◆ **SHORT EXERCISE**
Can you print the data exactly and leave out each image?

◆ **GIVEN INFORMATION**
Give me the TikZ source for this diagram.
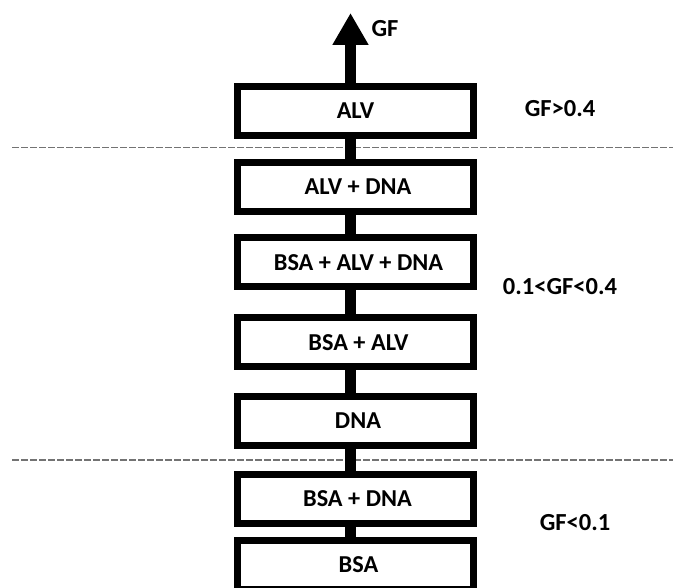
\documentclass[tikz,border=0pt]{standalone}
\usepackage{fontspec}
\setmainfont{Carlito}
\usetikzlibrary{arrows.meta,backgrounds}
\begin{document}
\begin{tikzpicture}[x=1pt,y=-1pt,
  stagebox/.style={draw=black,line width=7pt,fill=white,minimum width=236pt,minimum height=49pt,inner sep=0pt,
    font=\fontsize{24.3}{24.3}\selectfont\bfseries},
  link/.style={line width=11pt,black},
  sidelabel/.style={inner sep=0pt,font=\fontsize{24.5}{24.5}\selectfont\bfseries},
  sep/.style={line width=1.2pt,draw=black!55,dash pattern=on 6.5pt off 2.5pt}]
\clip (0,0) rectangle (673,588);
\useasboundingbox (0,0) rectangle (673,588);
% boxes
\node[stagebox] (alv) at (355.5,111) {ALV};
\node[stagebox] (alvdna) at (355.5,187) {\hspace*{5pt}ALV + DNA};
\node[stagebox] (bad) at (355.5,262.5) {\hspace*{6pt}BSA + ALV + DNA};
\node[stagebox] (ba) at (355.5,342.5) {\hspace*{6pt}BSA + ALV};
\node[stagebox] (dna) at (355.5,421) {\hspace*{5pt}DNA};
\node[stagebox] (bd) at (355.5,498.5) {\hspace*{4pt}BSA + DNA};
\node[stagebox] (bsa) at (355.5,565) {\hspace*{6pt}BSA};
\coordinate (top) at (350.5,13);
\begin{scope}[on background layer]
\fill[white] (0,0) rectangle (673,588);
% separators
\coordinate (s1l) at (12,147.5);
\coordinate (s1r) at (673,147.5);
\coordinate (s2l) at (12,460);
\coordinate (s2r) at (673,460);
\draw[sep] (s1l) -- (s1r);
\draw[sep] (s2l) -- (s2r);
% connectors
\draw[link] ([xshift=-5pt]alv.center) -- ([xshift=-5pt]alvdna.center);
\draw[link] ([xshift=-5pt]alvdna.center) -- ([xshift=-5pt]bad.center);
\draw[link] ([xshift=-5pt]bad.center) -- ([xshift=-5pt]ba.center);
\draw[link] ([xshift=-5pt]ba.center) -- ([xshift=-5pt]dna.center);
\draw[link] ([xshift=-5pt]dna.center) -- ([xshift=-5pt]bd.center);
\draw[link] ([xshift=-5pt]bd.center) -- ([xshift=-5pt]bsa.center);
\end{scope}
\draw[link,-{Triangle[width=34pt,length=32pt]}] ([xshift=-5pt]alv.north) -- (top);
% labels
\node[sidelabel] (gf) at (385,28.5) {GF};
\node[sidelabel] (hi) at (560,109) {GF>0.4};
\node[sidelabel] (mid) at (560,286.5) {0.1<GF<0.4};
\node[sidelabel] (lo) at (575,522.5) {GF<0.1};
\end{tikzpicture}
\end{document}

◆ **SOLUTION**
Give me the TikZ source for this diagram.
\documentclass[tikz,border=0pt]{standalone}
\usepackage{fontspec}
\setmainfont{Carlito}
\usetikzlibrary{arrows.meta,backgrounds}
\begin{document}
\begin{tikzpicture}[x=1pt,y=-1pt,
  stagebox/.style={draw=black,line width=7pt,fill=white,minimum width=236pt,minimum height=49pt,inner sep=0pt,
    font=\fontsize{24.3}{24.3}\selectfont\bfseries},
  link/.style={line width=11pt,black},
  sidelabel/.style={inner sep=0pt,font=\fontsize{24.5}{24.5}\selectfont\bfseries},
  sep/.style={line width=1.2pt,draw=black!55,dash pattern=on 6.5pt off 2.5pt}]
\clip (0,0) rectangle (673,588);
\useasboundingbox (0,0) rectangle (673,588);
% boxes
\node[stagebox] (alv) at (355.5,111) {ALV};
\node[stagebox] (alvdna) at (355.5,187) {\hspace*{5pt}ALV + DNA};
\node[stagebox] (bad) at (355.5,262.5) {\hspace*{6pt}BSA + ALV + DNA};
\node[stagebox] (ba) at (355.5,342.5) {\hspace*{6pt}BSA + ALV};
\node[stagebox] (dna) at (355.5,421) {\hspace*{5pt}DNA};
\node[stagebox] (bd) at (355.5,498.5) {\hspace*{4pt}BSA + DNA};
\node[stagebox] (bsa) at (355.5,565) {\hspace*{6pt}BSA};
\coordinate (top) at (350.5,13);
\begin{scope}[on background layer]
\fill[white] (0,0) rectangle (673,588);
% separators
\coordinate (s1l) at (12,147.5);
\coordinate (s1r) at (673,147.5);
\coordinate (s2l) at (12,460);
\coordinate (s2r) at (673,460);
\draw[sep] (s1l) -- (s1r);
\draw[sep] (s2l) -- (s2r);
% connectors
\draw[link] ([xshift=-5pt]alv.center) -- ([xshift=-5pt]alvdna.center);
\draw[link] ([xshift=-5pt]alvdna.center) -- ([xshift=-5pt]bad.center);
\draw[link] ([xshift=-5pt]bad.center) -- ([xshift=-5pt]ba.center);
\draw[link] ([xshift=-5pt]ba.center) -- ([xshift=-5pt]dna.center);
\draw[link] ([xshift=-5pt]dna.center) -- ([xshift=-5pt]bd.center);
\draw[link] ([xshift=-5pt]bd.center) -- ([xshift=-5pt]bsa.center);
\end{scope}
\draw[link,-{Triangle[width=34pt,length=32pt]}] ([xshift=-5pt]alv.north) -- (top);
% labels
\node[sidelabel] (gf) at (385,28.5) {GF};
\node[sidelabel] (hi) at (560,109) {GF>0.4};
\node[sidelabel] (mid) at (560,286.5) {0.1<GF<0.4};
\node[sidelabel] (lo) at (575,522.5) {GF<0.1};
\end{tikzpicture}
\end{document}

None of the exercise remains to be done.